Thomas & Porte out of Tour de France
Rigoberto Uran wins stage nine
Froome retains yellow jersey
From the lakeside town of Nantua to the city of Chambéry, collarbones were fractured, kneecaps were dislocated and lungs were punctured.
It’s supposed to be a bike race, but by the end of Sunday, stage nine of the 104th Tour de France felt more like an episode of a TV hospital drama.
After 181.5 kilometers, three hors categorie climbs and no shortage of devilishly difficult descents, 11 riders were left by wayside – five through serious injury.
Chief among them were Team Sky’s Geraint Thomas and overall contender Richie Porte, prompting commentators to brand it one of the most formidable climbing stages in recent history, and one rider to suggest “organizers got what they wanted.”
Colombia’s Rigoberto Uran (Cannodale-Drapac) took the stage in a photo finish from Warren Barguil (Sunweb) by a tire’s width after a six-man sprint – turning the Frenchman’s tears of joy to tears of sorrow.
Chris Froome, now without his chief lieutenant Thomas for the rest of the Tour, retains the yellow jersey having finished third.
But once again, as in Mark Cavendish’s stage four horror crash, it’s the riders that didn’t cross the line who will dominate the headlines.
Thomas, second overall behind teammate Froome at the start of play Sunday, was the first major name to fall – breaking his collarbone on the tough Col de la Biche descent in a crash Dave Brailsford branded “devastating.”
“He had the crash in the Giro, then the roller coaster of coming here and being in yellow after winning the first stage, and then breaking his collarbone today,” said the Team Sky general manager.
“We’ll get our arms around him and make sure he’s all right; we’ll get him back on track but that’s not nice to see.”
If Thomas’s crash had been difficult to watch, Porte’s crash just under 100km later was too much for some TV viewers, including Cavendish.
Flying high above the town of Aix-les-Bans in slippery conditions, Australian Porte was traveling at speeds in excess of 70kph (45mph) when he veered onto the grass and off the road.
As his bike threatened to tumble down the mountain, Porte hit the tarmac hard, skidding across the width of the road before clattering into the jagged rock face on his right.
There was nowhere to go for Daniel Martin behind him, who somersaulted over Porte’s body, then “bounced,” but was somehow was able to get back on his bike and continue the descent.
The Irishman – crashing once again in a later incident but “remarkably” doing enough to still claim ninth position in Sunday’s stage – is sixth overall, one minute and 44 seconds behind Froome.

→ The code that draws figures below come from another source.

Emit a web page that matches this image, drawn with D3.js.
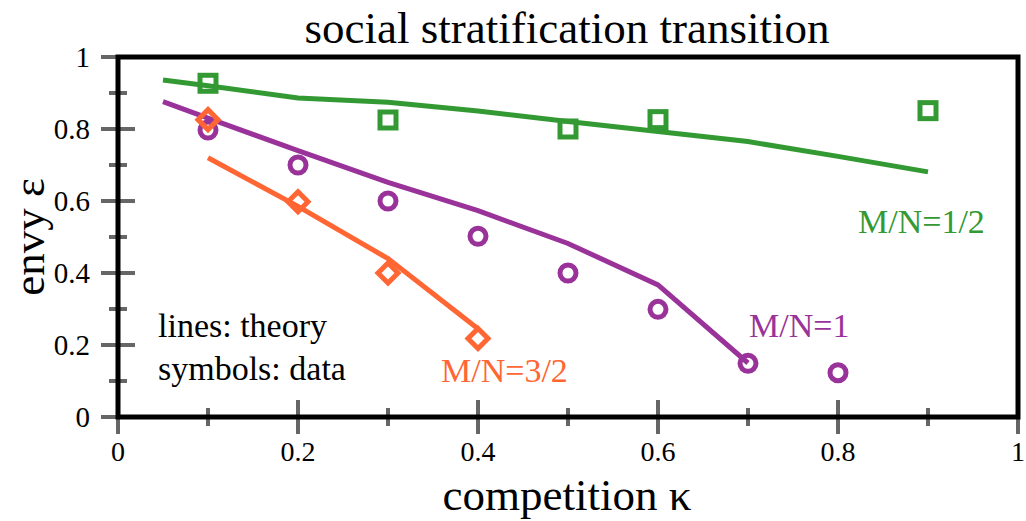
<!DOCTYPE html>
<html lang="en">
<head>
<meta charset="UTF-8">
<title>social stratification transition</title>
<script src="https://cdnjs.cloudflare.com/ajax/libs/d3/7.8.5/d3.min.js"></script>
<style>
    body { margin: 0; background: #fff; }
    svg { display: block; }
</style>
</head>
<body>
<svg id="chart" width="1026" height="521"></svg>
<script>
// theory curves (lines)
var theoryHalf = [[0.05, 0.936], [0.1, 0.92], [0.2, 0.886], [0.3, 0.874], [0.4, 0.85], [0.5, 0.821], [0.6, 0.793], [0.7, 0.765], [0.8, 0.724], [0.9, 0.681]];
var theoryOne = [[0.05, 0.876], [0.1, 0.83], [0.2, 0.74], [0.3, 0.652], [0.4, 0.573], [0.5, 0.482], [0.6, 0.367], [0.7, 0.15]];
var theoryThreeHalf = [[0.1, 0.72], [0.2, 0.585], [0.3, 0.44], [0.4, 0.245]];
// simulation data (symbols)
var dataHalf = [[0.1, 0.927], [0.3, 0.825], [0.5, 0.80], [0.6, 0.826], [0.9, 0.851]];
var dataOne = [[0.1, 0.797], [0.2, 0.70], [0.3, 0.60], [0.4, 0.502], [0.5, 0.40], [0.6, 0.299], [0.7, 0.149], [0.8, 0.123]];
var dataThreeHalf = [[0.1, 0.826], [0.2, 0.598], [0.3, 0.40], [0.4, 0.218]];
var majorTicks = [0, 0.2, 0.4, 0.6, 0.8, 1];
var minorTicks = [0.1, 0.3, 0.5, 0.7, 0.9];
var tickLabels = ["0", "0.2", "0.4", "0.6", "0.8", "1"];

var green = "#339933", purple = "#993399", orange = "#ff6633";
var serif = "'Liberation Serif', 'Times New Roman', serif";

var svg = d3.select("#chart");
var x = d3.scaleLinear().domain([0, 1]).range([118, 1018]);
var y = d3.scaleLinear().domain([0, 1]).range([417, 57]);

// ticks (grey, crossing the frame)
var tk = svg.append("g").attr("stroke", "#666").attr("stroke-width", 4);
majorTicks.forEach(function(t) {
    tk.append("line").attr("x1", x(0) - 17).attr("x2", x(0) + 17).attr("y1", y(t)).attr("y2", y(t));
    tk.append("line").attr("y1", y(0) - 17).attr("y2", y(0) + 17).attr("x1", x(t)).attr("x2", x(t));
});
minorTicks.forEach(function(t) {
    tk.append("line").attr("x1", x(0) - 9).attr("x2", x(0) + 9).attr("y1", y(t)).attr("y2", y(t));
    tk.append("line").attr("y1", y(0) - 9).attr("y2", y(0) + 9).attr("x1", x(t)).attr("x2", x(t));
});

// frame
svg.append("rect")
    .attr("x", x(0)).attr("y", y(1))
    .attr("width", x(1) - x(0)).attr("height", y(0) - y(1))
    .attr("fill", "none").attr("stroke", "#000").attr("stroke-width", 5);

var txt = svg.append("g").style("font-family", serif);

// tick labels
txt.append("g").selectAll("text").data(majorTicks).enter().append("text")
    .attr("x", 90).attr("y", d => y(d) + 10)
    .attr("text-anchor", "end").attr("font-size", 29)
    .text((d, i) => tickLabels[i]);
txt.append("g").selectAll("text").data(majorTicks).enter().append("text")
    .attr("x", d => x(d)).attr("y", 461)
    .attr("text-anchor", "middle").attr("font-size", 28)
    .text((d, i) => tickLabels[i]);

// theory lines
var line = d3.line().x(d => x(d[0])).y(d => y(d[1]));
[[theoryHalf, green], [theoryOne, purple], [theoryThreeHalf, orange]].forEach(function(s) {
    svg.append("path").datum(s[0])
        .attr("d", line)
        .attr("fill", "none").attr("stroke", s[1]).attr("stroke-width", 5);
});

// symbols
svg.append("g").selectAll("rect").data(dataHalf).enter().append("rect")
    .attr("x", d => x(d[0]) - 8).attr("y", d => y(d[1]) - 8)
    .attr("width", 16).attr("height", 16)
    .attr("fill", "none").attr("stroke", green).attr("stroke-width", 5);
svg.append("g").selectAll("circle").data(dataOne).enter().append("circle")
    .attr("cx", d => x(d[0])).attr("cy", d => y(d[1])).attr("r", 8)
    .attr("fill", "none").attr("stroke", purple).attr("stroke-width", 5);
svg.append("g").selectAll("path").data(dataThreeHalf).enter().append("path")
    .attr("d", d => "M" + x(d[0]) + "," + (y(d[1]) - 10) + "l10,10l-10,10l-10,-10z")
    .attr("fill", "none").attr("stroke", orange).attr("stroke-width", 5);

// annotations
txt.append("text").attr("x", 858).attr("y", 233).attr("font-size", 34).attr("fill", green).text("M/N=1/2");
txt.append("text").attr("x", 749).attr("y", 337).attr("font-size", 34).attr("fill", purple).text("M/N=1");
txt.append("text").attr("x", 441).attr("y", 382).attr("font-size", 34).attr("fill", orange).text("M/N=3/2");
txt.append("text").attr("x", 158).attr("y", 337).attr("font-size", 34).text("lines: theory");
txt.append("text").attr("x", 158).attr("y", 380).attr("font-size", 34).text("symbols: data");

// titles
txt.append("text").attr("x", 567).attr("y", 43).attr("text-anchor", "middle")
    .attr("font-size", 45).text("social stratification transition");
txt.append("text").attr("x", 567).attr("y", 510).attr("text-anchor", "middle")
    .attr("font-size", 45).text("competition κ");
txt.append("text").attr("transform", "translate(44,237) rotate(-90)").attr("text-anchor", "middle")
    .attr("font-size", 45).text("envy ε");
</script>
</body>
</html>
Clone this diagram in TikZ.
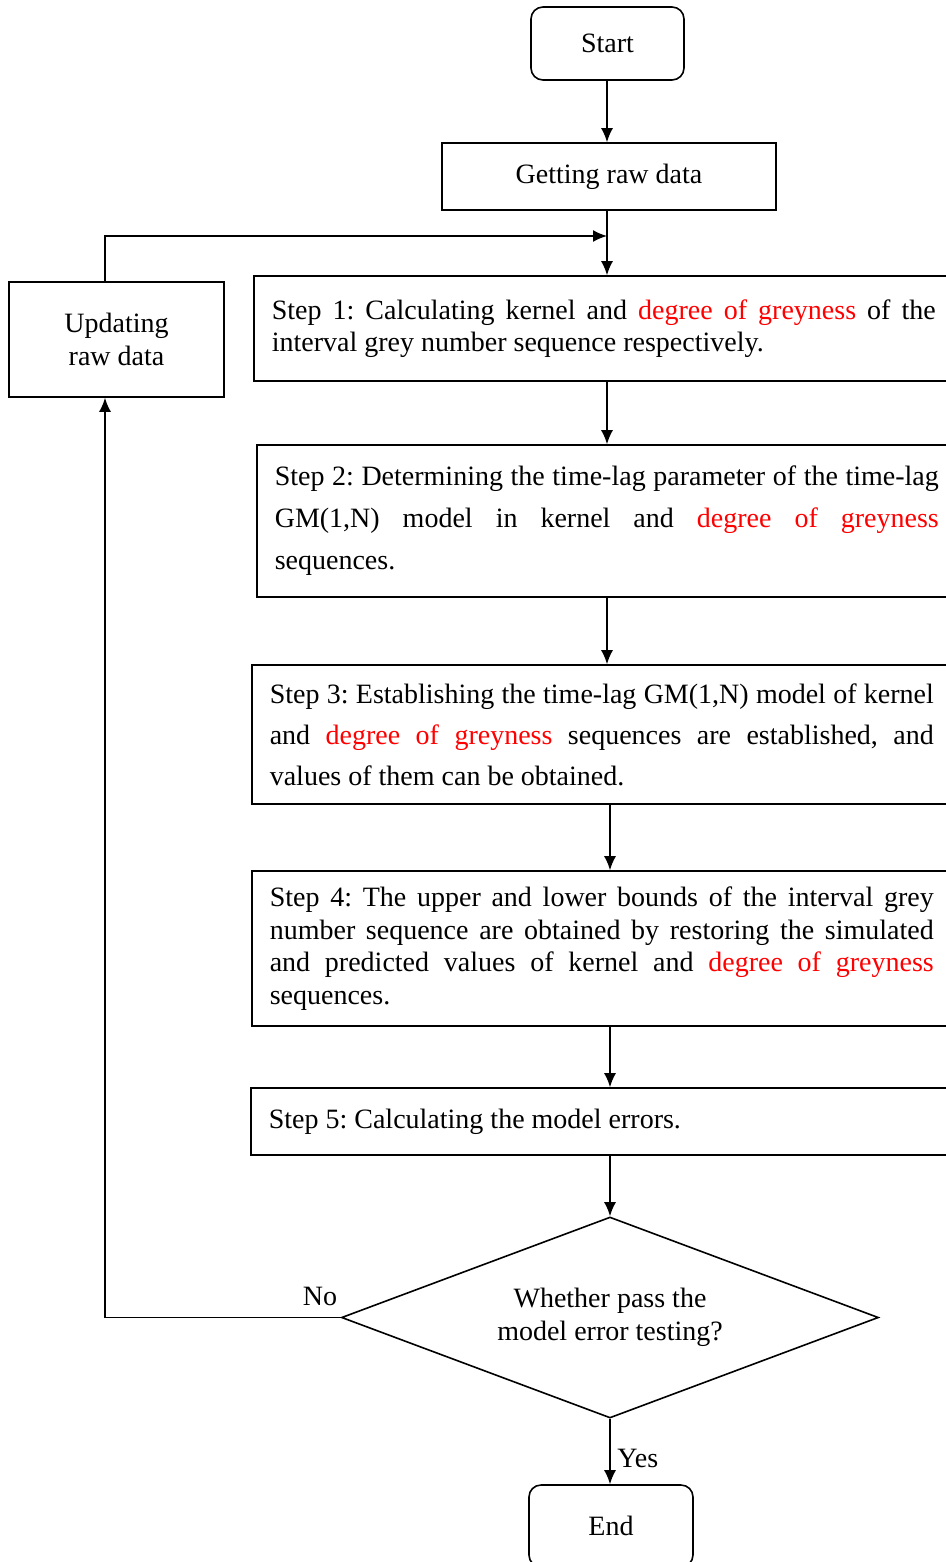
\documentclass[tikz,border=0pt]{standalone}
\usepackage{fontspec}
\setmainfont{Liberation Serif}
\usepackage{tikz}
\usetikzlibrary{positioning,shapes.geometric,arrows.meta}

\frenchspacing
\tikzset{
    base/.style = {draw = black, line width = 0.8pt, font = \fontsize{14}{16}\selectfont},
    terminal/.style = {base, rounded corners = 6pt, minimum height = 36.5pt},
    box/.style = {base, minimum height = 33.5pt},
    stepbox/.style = {base, align = justify, text width = 332pt, minimum width = 350pt, anchor = west},
    decision/.style = {base, diamond, aspect = 2.67, inner sep = 0pt, minimum width = 268.5pt, minimum height = 100.5pt, align = center, font = \fontsize{14}{16.5}\selectfont},
    arrow/.style = {line width = 0.8pt, -{Latex[length = 7pt, width = 6pt]}},
}

\begin{document}
\begin{tikzpicture}[x = 0.5pt, y = -0.5pt]
    \useasboundingbox (0,0) rectangle (946,1562);
    \begin{scope}
        \node[terminal, minimum width = 76.5pt] (start) at (607.5,43.5) {Start};
        \node[box, minimum width = 167pt] (getting) at (609,176.5) {Getting raw data};
        \node[base, align = center, minimum width = 107.5pt, minimum height = 57.5pt, font = \fontsize{14}{16.5}\selectfont] (updating) at (116.5,339.5) {Updating\\raw data};
        \node[stepbox, minimum height = 52.5pt] (step1) at (253,328.5) {Step 1: Calculating kernel and \textcolor{red}{degree of greyness} of the\linebreak interval grey number sequence respectively.};
        \node[stepbox, minimum height = 76pt, font = \fontsize{14}{21}\selectfont] (step2) at (256,521) {Step 2: Determining the time-lag parameter of the time-lag\linebreak GM(1,N) model in kernel and \textcolor{red}{degree of greyness}\linebreak sequences.};
        \node[stepbox, minimum height = 69.5pt, font = \fontsize{14}{20.5}\selectfont] (step3) at (251,734.5) {Step 3: Establishing the time-lag GM(1,N) model of kernel\linebreak and \textcolor{red}{degree of greyness} sequences are established, and\linebreak values of them can be obtained.};
        \node[stepbox, minimum height = 77.5pt, font = \fontsize{14}{16.25}\selectfont] (step4) at (251,948.5) {Step 4: The upper and lower bounds of the interval grey\linebreak number sequence are obtained by restoring the simulated\linebreak and predicted values of kernel and \textcolor{red}{degree of greyness}\linebreak sequences.};
        \node[stepbox, minimum height = 33.5pt] (step5) at (250,1121.5) {Step 5: Calculating the model errors.};
        \node[decision] (decide) at (610,1317.5) {Whether pass the\\model error testing?};
        \node[terminal, minimum width = 82pt, minimum height = 41pt] (stop) at (611,1526) {End};
        \coordinate (joint) at (607,236);
        \coordinate (loopx) at (105,0);
        \draw[arrow] (start.south -| joint) -- (getting.north -| joint);
        \draw[line width = 0.8pt] (getting.south -| joint) -- (joint);
        \draw[arrow] (joint) -- (step1.north -| joint);
        \draw[arrow] (updating.north -| loopx) |- (joint);
        \draw[arrow] (step1.south -| joint) -- (step2.north -| joint);
        \draw[arrow] (step2.south -| joint) -- (step3.north -| joint);
        \draw[arrow] (step3.south -| decide) -- (step4.north -| decide);
        \draw[arrow] (step4.south -| decide) -- (step5.north -| decide);
        \draw[arrow] (step5.south -| decide) -- (decide.north);
        \draw[arrow] (decide.south) -- (stop.north -| decide.south) node[pos = 0.6, right, font = \fontsize{14}{16}\selectfont] (yes) {Yes};
        \draw[arrow] (decide.west) -| (updating.south -| loopx) node[pos = 0.044, above = 2pt, font = \fontsize{14}{16}\selectfont] (no) {No};
    \end{scope}
\end{tikzpicture}
\end{document}
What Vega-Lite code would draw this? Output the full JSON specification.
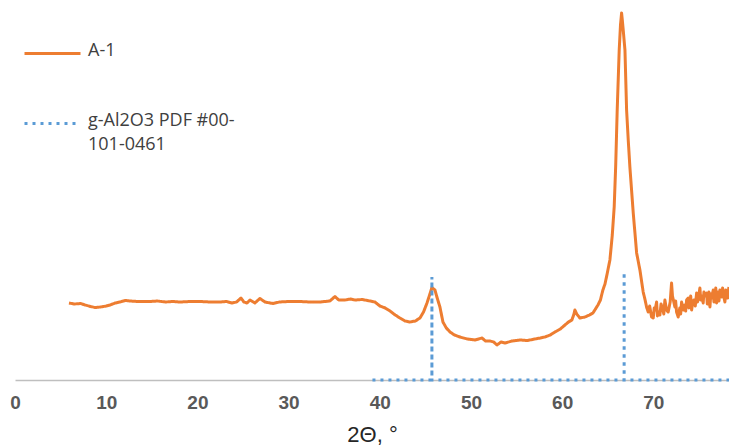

“I guess the organizers got what they wanted,” reflected Martin after the race. “I don’t think anyone wanted to take risks there, but it was so slippery under the trees.
“Richie locked up his back wheel, went straight into the grass, just wiped out, and his bike just collected me.
“I was very lucky the first time; I got through but my luck run out.”
There was no getting up for Porte, who was placed in a neck brace, stretchered into an ambulance and straight to hospital – bloodied, bruised but still asking for his helmet and glasses.
Later diagnosis revealed a broken collarbone and a fractured pelvis, meaning “four to six weeks’ recovery, providing there are no complications,” according to BMC team doctor Max Testa.
Tour de France organizers did not immediately respond to CNN’s request for comment on Martin’s criticisms, but British cyclist Chris Boardman, who has ridden the Tour, told ITV that Porte had chosen to descend at that speed.
Earlier on Sunday, Boardman had ridden the descent, tweeting: “Been down today’s final descent. In the wet. It was very hairy. Resurfacing has made it smoother … and very slippery …”
Froome retains the overall lead from Italy’s Astana rider Fabio Aru by 18 seconds and Frenchman Romain Bardet (AG2R La Mondiale) by 51.
Monday’s rest day in Perigueux is likely to prove very welcome indeed.